As mentioned by Mateusz Kwaśnicki, the $1/|x|$ in the Fourier transform of the logarithm should be regularised in a "principal value" type of way, as explained for example in this MSE posting. To check that everything works out, it helps to walk through a specific example:

definition of Fourier transform and convolution theorem: $${\cal F}_f(\xi)=\int_{-\infty}^\infty f(x)e^{i x\xi}dx,\;\;{\cal F}_{f\cdot g}(\xi)=\frac{1}{2\pi}\int_{-\infty}^\infty {\cal F}_f(\xi-t){\cal F}_g(t)dt$$ choose two functions $f$ and $g$, with their respective Fourier transforms, $$f(x)=\delta(x-a),\;\;{\cal F}_f(\xi)=e^{ia\xi}$$ $$g(x)=\ln|x|,\;\;{\cal F}_g(\xi)=-2\pi\gamma\delta(\xi)-{\cal P}\frac{\pi}{|\xi|}$$ the ${\cal P}$ is there to remind us of the need to regularise $1/|\xi|$: $$\int_{-\infty}^\infty h(\xi){\cal P}\frac{1}{|\xi|}\,d\xi=\int_{-\infty}^\infty \left[h(\xi)-\theta(1-|\xi|)h(0)\right]\frac{1}{|\xi|}\,d\xi$$ with $\theta(\xi)$ the unit step function.

Now first we Fourier transform the product of $f$ and $g$, $${\cal F}_{f\cdot g}=\int_{-\infty}^\infty \ln|x|\delta(x-a)e^{ ix\xi}dx=e^{ia\xi}\ln|a|$$ and then we want to check that the convolution theorem gives the same answer: $$\frac{1}{2\pi}\int_{-\infty}^\infty {\cal F}_f(\xi-t){\cal F}_g(t)dt=\int_{-\infty}^\infty\left(-\gamma\delta(t)-\tfrac{1}{2}{\cal P}\frac{1}{|t|}\right)e^{ia(\xi-t)}dt$$ $$=- e^{ia\xi}\left(\gamma+\int_{1}^\infty\frac{1}{t}\cos at\,dt+\int_{0}^1\frac{1}{t}(\cos at-1)\,dt\right)$$ $$=- e^{ia\xi}\left(\gamma-{\rm Ci}(|a|)-\gamma+{\rm Ci}(|a|)-\ln|a|\right)=e^{ia\xi}\ln|a|$$ with Ci the cosine integral.

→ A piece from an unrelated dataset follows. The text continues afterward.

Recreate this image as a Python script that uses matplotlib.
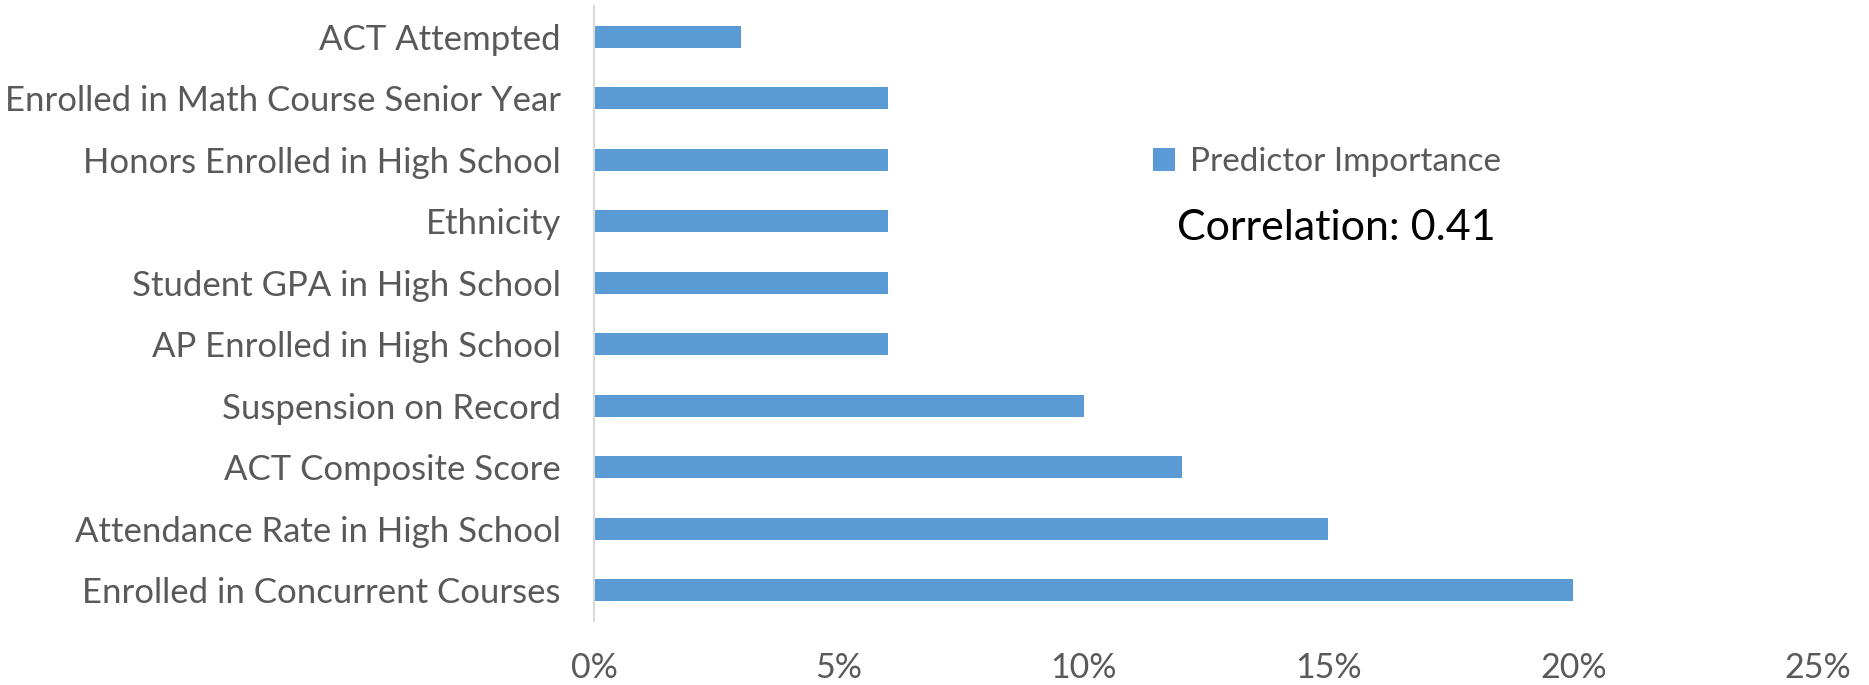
import matplotlib
matplotlib.use("Agg")
import matplotlib.pyplot as plt
from matplotlib.patches import Patch
from matplotlib.ticker import FuncFormatter

# predictors, listed bottom to top
predictors = ["Enrolled in Concurrent Courses", "Attendance Rate in High School",
              "ACT Composite Score", "Suspension on Record", "AP Enrolled in High School",
              "Student GPA in High School", "Ethnicity", "Honors Enrolled in High School",
              "Enrolled in Math Course Senior Year", "ACT Attempted"]
importance = [0.20, 0.15, 0.12, 0.10, 0.06, 0.06, 0.06, 0.06, 0.06, 0.03]
xticks = [0, 0.05, 0.10, 0.15, 0.20, 0.25]

plt.rcParams['font.family'] = ['Lato', 'DejaVu Sans']

bar_col = '#5B9BD5'
txt_col = '#595959'

fig = plt.figure(figsize=(18.69, 6.85), dpi=100)
ax = fig.add_axes([0.3178, 0.0934, 0.655, 0.8978])

ax.barh(range(len(predictors)), importance, height=0.36, color=bar_col)
ax.set_ylim(-0.5, len(predictors) - 0.5)
ax.set_xlim(0, 0.25)
ax.set_yticks(range(len(predictors)))
ax.set_yticklabels(predictors)
ax.set_xticks(xticks)
ax.xaxis.set_major_formatter(FuncFormatter(lambda v, p: f"{v*100:.0f}%"))

for s in ['top', 'right', 'bottom']:
    ax.spines[s].set_visible(False)
ax.spines['left'].set_color('#D9D9D9')
ax.spines['left'].set_linewidth(1.5)
ax.tick_params(axis='both', length=0, labelsize=24.5, labelcolor=txt_col)
ax.tick_params(axis='y', pad=24, labelsize=25)
ax.tick_params(axis='x', pad=22)

h = Patch(facecolor=bar_col, label='Predictor Importance')
ax.legend(handles=[h], loc='center left', bbox_to_anchor=(0.457, 0.746),
          frameon=False, fontsize=24, labelcolor=txt_col, borderpad=0, borderaxespad=0,
          handlelength=0.65, handleheight=0.65, handletextpad=0.45)

ax.text(0.476, 0.639, "Correlation: 0.41", transform=ax.transAxes,
        fontsize=31, color='black', va='center', ha='left')

fig.savefig("out.png", dpi=100)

So it works out.

Answer 2

I thought that it might be instructive to present an approach to deriving the Fourier transform of $\log(|x|)$. The result includes a distributional interpretation of $\frac1{|x|}$. Finally, we show that the distributional interpretation of $\frac1{|x|}$ is non-unique and that it differs from other interpretations by a multiple of the Dirac Delta distribution. With that introduction, we now proceed.

PRELIMARIES

Let $\psi(x)=\log(|x|)$ and let $\Psi$ denote its Fourier Transform . Then, we write

$$\Psi(x)=\mathscr{F}\{\psi\}(x)\tag 1$$

where $(1)$ is interpreted as a Tempered Distribution. That is, for any $\phi \in \mathbb{S}$, we can write

$$\langle \mathscr{F}\{\psi\}, \phi\rangle =\langle \psi, \mathscr{F}\{\phi\}\rangle$$

Now, let $\psi_\epsilon(k) =e^{-\varepsilon|k|}\log(|k|)$. Therefore, $\psi(k)=\lim_{\varepsilon\to 0^+}\psi_\varepsilon(k)$ and we see that

$$\begin{align} \lim_{\varepsilon\to 0^+}\langle \mathscr{F}\{\psi_\varepsilon\}, \phi\rangle&=\lim_{\varepsilon\to 0^+}\langle \psi_\varepsilon, \mathscr{F}\{\phi\}\rangle \\\\ &=\langle \psi,\mathscr{F}\{\phi\}\rangle\\\\ &=\langle \mathscr{F}\{\psi\}, \phi\rangle \end{align}$$

Next, we evaluate the Fourier transform of $\psi_\varepsilon$.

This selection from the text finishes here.